Instructions for the task: In the material below, please retype the lines from the very first through the one with "const AREA_BOTTOM = 322;", exactly and without pictures.

### Dataset section

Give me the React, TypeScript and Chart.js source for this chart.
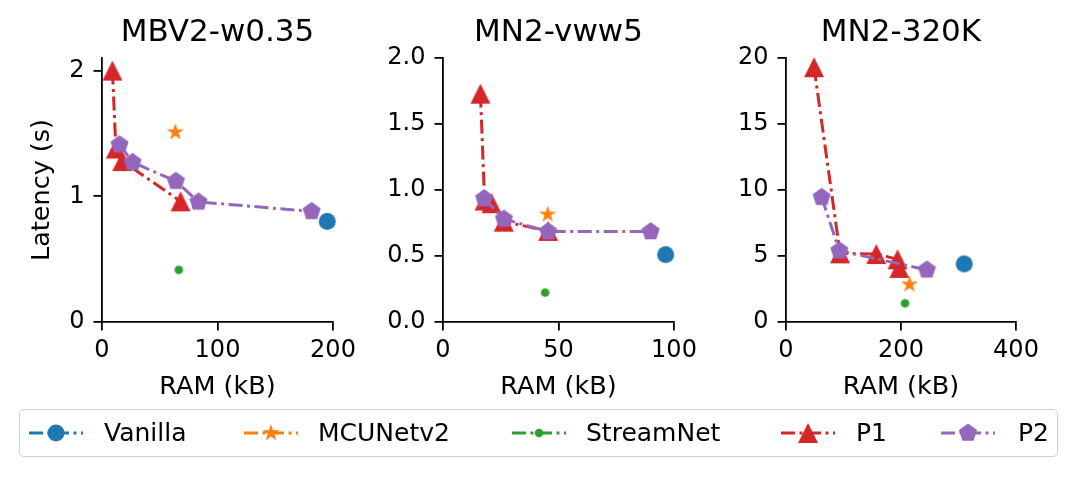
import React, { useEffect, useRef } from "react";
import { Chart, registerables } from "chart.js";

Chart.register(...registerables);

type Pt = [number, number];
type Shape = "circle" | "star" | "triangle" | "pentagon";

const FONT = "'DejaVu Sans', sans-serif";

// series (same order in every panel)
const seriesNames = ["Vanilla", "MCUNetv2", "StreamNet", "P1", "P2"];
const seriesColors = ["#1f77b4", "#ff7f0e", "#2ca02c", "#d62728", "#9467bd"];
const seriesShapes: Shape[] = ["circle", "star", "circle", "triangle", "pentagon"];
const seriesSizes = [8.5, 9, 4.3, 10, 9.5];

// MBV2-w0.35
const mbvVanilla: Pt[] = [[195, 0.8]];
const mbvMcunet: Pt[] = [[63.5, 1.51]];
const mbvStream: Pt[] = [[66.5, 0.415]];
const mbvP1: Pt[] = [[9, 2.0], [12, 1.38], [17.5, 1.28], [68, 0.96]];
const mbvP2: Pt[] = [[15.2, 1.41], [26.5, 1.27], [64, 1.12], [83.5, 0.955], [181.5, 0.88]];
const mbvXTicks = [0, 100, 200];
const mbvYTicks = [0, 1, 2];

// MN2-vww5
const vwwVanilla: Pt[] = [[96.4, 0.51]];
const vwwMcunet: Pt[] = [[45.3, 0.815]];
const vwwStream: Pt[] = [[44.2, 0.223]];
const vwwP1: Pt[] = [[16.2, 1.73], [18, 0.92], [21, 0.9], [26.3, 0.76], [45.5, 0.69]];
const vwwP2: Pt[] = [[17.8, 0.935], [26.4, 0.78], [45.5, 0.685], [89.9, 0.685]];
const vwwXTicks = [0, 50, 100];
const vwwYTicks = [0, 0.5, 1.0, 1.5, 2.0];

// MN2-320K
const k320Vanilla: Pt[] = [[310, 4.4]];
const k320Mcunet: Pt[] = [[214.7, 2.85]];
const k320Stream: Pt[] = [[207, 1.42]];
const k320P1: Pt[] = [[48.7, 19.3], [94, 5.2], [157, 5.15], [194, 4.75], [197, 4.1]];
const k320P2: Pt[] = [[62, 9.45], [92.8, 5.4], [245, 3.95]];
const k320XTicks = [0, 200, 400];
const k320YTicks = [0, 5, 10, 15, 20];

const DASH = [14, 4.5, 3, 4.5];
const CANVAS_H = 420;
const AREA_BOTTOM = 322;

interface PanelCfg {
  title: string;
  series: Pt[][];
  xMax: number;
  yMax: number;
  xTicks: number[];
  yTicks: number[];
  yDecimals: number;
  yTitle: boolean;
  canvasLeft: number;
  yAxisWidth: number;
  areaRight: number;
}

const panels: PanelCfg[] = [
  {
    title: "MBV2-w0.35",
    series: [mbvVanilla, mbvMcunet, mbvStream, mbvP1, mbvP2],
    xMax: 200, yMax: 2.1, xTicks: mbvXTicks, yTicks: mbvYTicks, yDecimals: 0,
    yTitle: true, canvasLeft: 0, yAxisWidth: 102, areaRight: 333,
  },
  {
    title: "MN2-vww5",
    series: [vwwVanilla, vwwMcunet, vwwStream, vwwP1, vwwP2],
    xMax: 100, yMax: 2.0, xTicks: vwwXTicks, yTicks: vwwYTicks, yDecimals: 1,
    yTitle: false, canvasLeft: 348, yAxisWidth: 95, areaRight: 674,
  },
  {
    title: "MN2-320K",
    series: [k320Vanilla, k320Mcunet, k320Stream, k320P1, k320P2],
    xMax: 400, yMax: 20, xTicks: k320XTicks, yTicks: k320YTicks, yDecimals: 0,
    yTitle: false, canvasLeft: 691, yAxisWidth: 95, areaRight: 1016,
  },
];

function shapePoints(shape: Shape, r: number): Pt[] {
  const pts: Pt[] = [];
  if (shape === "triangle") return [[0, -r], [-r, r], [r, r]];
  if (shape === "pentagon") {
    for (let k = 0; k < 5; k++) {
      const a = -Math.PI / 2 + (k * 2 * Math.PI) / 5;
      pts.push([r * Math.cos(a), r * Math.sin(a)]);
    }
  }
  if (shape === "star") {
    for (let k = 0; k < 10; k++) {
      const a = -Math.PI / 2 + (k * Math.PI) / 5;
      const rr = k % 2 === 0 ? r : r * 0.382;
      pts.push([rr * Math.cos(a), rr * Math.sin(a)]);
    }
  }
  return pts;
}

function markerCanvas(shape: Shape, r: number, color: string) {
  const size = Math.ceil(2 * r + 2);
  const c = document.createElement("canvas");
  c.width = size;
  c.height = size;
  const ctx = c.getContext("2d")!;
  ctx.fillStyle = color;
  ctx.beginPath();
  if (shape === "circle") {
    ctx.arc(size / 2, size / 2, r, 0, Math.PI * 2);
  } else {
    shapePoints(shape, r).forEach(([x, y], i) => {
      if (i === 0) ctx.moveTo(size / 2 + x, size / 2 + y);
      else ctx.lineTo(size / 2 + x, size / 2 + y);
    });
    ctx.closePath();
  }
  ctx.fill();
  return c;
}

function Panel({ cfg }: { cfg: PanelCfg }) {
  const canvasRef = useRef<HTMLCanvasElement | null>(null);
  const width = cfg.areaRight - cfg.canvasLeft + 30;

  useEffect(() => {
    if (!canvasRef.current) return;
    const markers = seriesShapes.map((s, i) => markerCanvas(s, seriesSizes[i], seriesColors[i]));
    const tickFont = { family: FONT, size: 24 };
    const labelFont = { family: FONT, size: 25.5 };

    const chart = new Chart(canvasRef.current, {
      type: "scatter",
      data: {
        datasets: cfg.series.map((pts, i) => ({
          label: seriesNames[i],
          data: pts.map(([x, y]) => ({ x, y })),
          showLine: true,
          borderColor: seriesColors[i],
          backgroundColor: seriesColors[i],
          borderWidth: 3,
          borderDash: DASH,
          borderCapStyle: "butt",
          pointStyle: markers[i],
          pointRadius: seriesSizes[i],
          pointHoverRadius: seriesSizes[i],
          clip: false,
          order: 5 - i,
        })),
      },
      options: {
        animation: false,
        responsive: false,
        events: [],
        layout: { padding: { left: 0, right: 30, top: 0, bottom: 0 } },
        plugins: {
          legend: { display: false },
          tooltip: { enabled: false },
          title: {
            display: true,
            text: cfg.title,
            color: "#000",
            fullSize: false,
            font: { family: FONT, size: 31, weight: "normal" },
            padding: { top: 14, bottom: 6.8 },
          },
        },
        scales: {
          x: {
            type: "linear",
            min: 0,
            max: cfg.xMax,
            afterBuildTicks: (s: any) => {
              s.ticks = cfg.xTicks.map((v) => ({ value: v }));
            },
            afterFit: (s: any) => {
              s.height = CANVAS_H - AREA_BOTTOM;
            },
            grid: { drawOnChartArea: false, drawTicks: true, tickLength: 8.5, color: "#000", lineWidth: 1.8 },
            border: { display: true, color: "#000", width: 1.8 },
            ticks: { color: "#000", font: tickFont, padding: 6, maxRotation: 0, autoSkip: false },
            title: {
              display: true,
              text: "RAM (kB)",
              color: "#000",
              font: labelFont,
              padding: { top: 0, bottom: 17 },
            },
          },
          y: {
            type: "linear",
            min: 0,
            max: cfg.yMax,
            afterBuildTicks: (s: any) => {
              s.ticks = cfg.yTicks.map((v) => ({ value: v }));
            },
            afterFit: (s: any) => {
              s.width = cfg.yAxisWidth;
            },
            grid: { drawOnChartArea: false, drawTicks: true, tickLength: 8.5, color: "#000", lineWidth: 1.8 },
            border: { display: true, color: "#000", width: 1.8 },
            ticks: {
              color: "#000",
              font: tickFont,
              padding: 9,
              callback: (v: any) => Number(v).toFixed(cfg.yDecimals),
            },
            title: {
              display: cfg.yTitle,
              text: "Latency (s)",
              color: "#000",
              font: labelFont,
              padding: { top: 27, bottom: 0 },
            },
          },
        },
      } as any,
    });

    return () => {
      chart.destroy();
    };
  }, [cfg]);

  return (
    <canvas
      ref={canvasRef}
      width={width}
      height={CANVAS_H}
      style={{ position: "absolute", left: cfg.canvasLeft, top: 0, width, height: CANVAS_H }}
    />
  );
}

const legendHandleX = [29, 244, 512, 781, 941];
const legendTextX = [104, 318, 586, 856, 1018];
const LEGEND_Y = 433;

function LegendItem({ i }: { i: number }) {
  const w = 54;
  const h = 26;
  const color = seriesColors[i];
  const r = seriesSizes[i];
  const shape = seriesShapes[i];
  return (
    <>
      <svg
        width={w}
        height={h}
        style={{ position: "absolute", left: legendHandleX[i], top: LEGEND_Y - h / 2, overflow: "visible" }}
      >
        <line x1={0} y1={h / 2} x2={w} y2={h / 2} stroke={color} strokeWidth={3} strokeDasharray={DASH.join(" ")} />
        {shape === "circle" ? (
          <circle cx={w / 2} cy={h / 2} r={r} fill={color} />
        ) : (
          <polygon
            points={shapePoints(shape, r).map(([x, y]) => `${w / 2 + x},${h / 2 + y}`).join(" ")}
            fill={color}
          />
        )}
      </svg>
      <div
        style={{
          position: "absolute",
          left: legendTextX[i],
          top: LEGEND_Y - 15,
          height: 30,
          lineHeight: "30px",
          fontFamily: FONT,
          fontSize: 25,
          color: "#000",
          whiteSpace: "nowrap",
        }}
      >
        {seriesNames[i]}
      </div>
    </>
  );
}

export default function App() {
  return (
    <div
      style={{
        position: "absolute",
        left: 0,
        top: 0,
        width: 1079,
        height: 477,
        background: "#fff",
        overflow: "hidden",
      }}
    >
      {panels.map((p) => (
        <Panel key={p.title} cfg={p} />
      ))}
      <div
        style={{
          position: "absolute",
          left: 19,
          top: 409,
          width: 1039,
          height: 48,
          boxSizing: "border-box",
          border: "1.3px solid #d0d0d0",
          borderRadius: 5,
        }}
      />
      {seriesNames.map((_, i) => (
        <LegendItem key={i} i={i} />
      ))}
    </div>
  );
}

######

The output:
Give me the React, TypeScript and Chart.js source for this chart.
import React, { useEffect, useRef } from "react";
import { Chart, registerables } from "chart.js";

Chart.register(...registerables);

type Pt = [number, number];
type Shape = "circle" | "star" | "triangle" | "pentagon";

const FONT = "'DejaVu Sans', sans-serif";

// series (same order in every panel)
const seriesNames = ["Vanilla", "MCUNetv2", "StreamNet", "P1", "P2"];
const seriesColors = ["#1f77b4", "#ff7f0e", "#2ca02c", "#d62728", "#9467bd"];
const seriesShapes: Shape[] = ["circle", "star", "circle", "triangle", "pentagon"];
const seriesSizes = [8.5, 9, 4.3, 10, 9.5];

// MBV2-w0.35
const mbvVanilla: Pt[] = [[195, 0.8]];
const mbvMcunet: Pt[] = [[63.5, 1.51]];
const mbvStream: Pt[] = [[66.5, 0.415]];
const mbvP1: Pt[] = [[9, 2.0], [12, 1.38], [17.5, 1.28], [68, 0.96]];
const mbvP2: Pt[] = [[15.2, 1.41], [26.5, 1.27], [64, 1.12], [83.5, 0.955], [181.5, 0.88]];
const mbvXTicks = [0, 100, 200];
const mbvYTicks = [0, 1, 2];

// MN2-vww5
const vwwVanilla: Pt[] = [[96.4, 0.51]];
const vwwMcunet: Pt[] = [[45.3, 0.815]];
const vwwStream: Pt[] = [[44.2, 0.223]];
const vwwP1: Pt[] = [[16.2, 1.73], [18, 0.92], [21, 0.9], [26.3, 0.76], [45.5, 0.69]];
const vwwP2: Pt[] = [[17.8, 0.935], [26.4, 0.78], [45.5, 0.685], [89.9, 0.685]];
const vwwXTicks = [0, 50, 100];
const vwwYTicks = [0, 0.5, 1.0, 1.5, 2.0];

// MN2-320K
const k320Vanilla: Pt[] = [[310, 4.4]];
const k320Mcunet: Pt[] = [[214.7, 2.85]];
const k320Stream: Pt[] = [[207, 1.42]];
const k320P1: Pt[] = [[48.7, 19.3], [94, 5.2], [157, 5.15], [194, 4.75], [197, 4.1]];
const k320P2: Pt[] = [[62, 9.45], [92.8, 5.4], [245, 3.95]];
const k320XTicks = [0, 200, 400];
const k320YTicks = [0, 5, 10, 15, 20];

const DASH = [14, 4.5, 3, 4.5];
const CANVAS_H = 420;
const AREA_BOTTOM = 322;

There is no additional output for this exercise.